UCAVs will not supplant manned fighters until remotely-controlled vehicles can eclipse the skills demonstrated by on-scene humans in dealing with flight operations that are complex, dynamic, and inherently unpredictable. No analogy works perfectly, but consider the difficulty of designing and remotely operating a team of machines to play basketball against a skilled NBA team. Now, multiply that by ten such games taking place simultaneously in close proximity to one another. An enormous difference exists between conducting a stealthy raid with a handful of UCAVs and engaging in aerial combat against a capable adversary.

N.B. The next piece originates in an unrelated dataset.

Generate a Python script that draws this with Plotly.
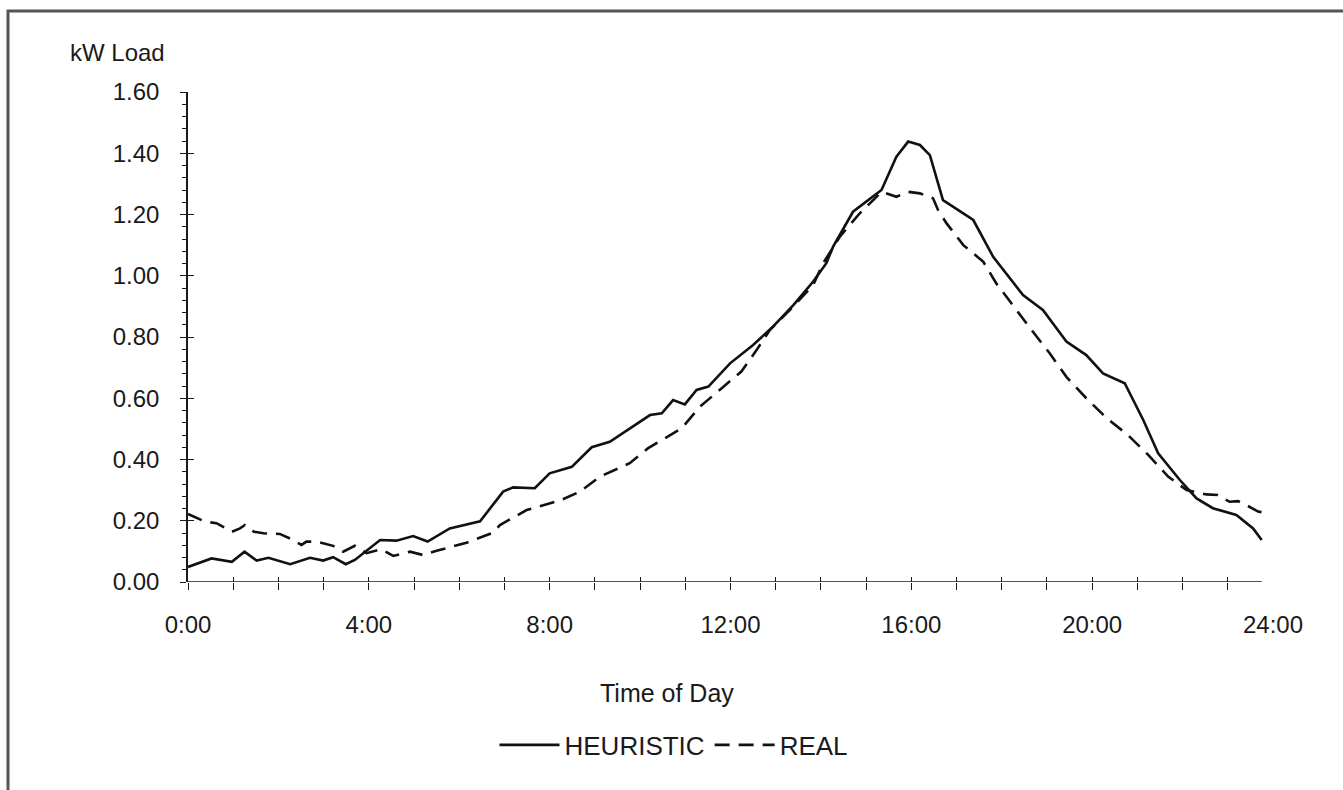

The propensity to undervalue the sophisticated capabilities of human operators as compared to machines calls to mind an exchange that took place more than 30 years ago. In 1981, astronaut John Young, the captain of the first Space Shuttle mission, was challenged by a reporter to justify the need for manned space flight when computers were doing so much of the flying. Young responded with words to the following effect: where else are you going to get a 100-billion-bit computer that can reprogram itself in-flight and will work for forty-thousand dollars a year? Despite advances in computers, Young’s message still rings true. No doubt technology will continue to advance in ways that make UAVs, including UCAVs, more competitive in performing missions that only people can perform well today, but in all likelihood the parents of the last American fighter pilot have yet to be born.
ENDURING LESSONS
In 1936, John Slessor—a veteran Royal Air Force (RAF) pilot of the First World War who rose to command the RAF after the Second World War—cautioned, “If there is one attitude more dangerous than to assume that a future war will be just like the last one, it is to imagine that it will be so utterly different that we can afford to ignore all the lessons of the last one.” Given the vital role that America’s fighter advantage has played in recent decades in underpinning the nation’s security, it would be not only foolish but dangerous to surrender this edge.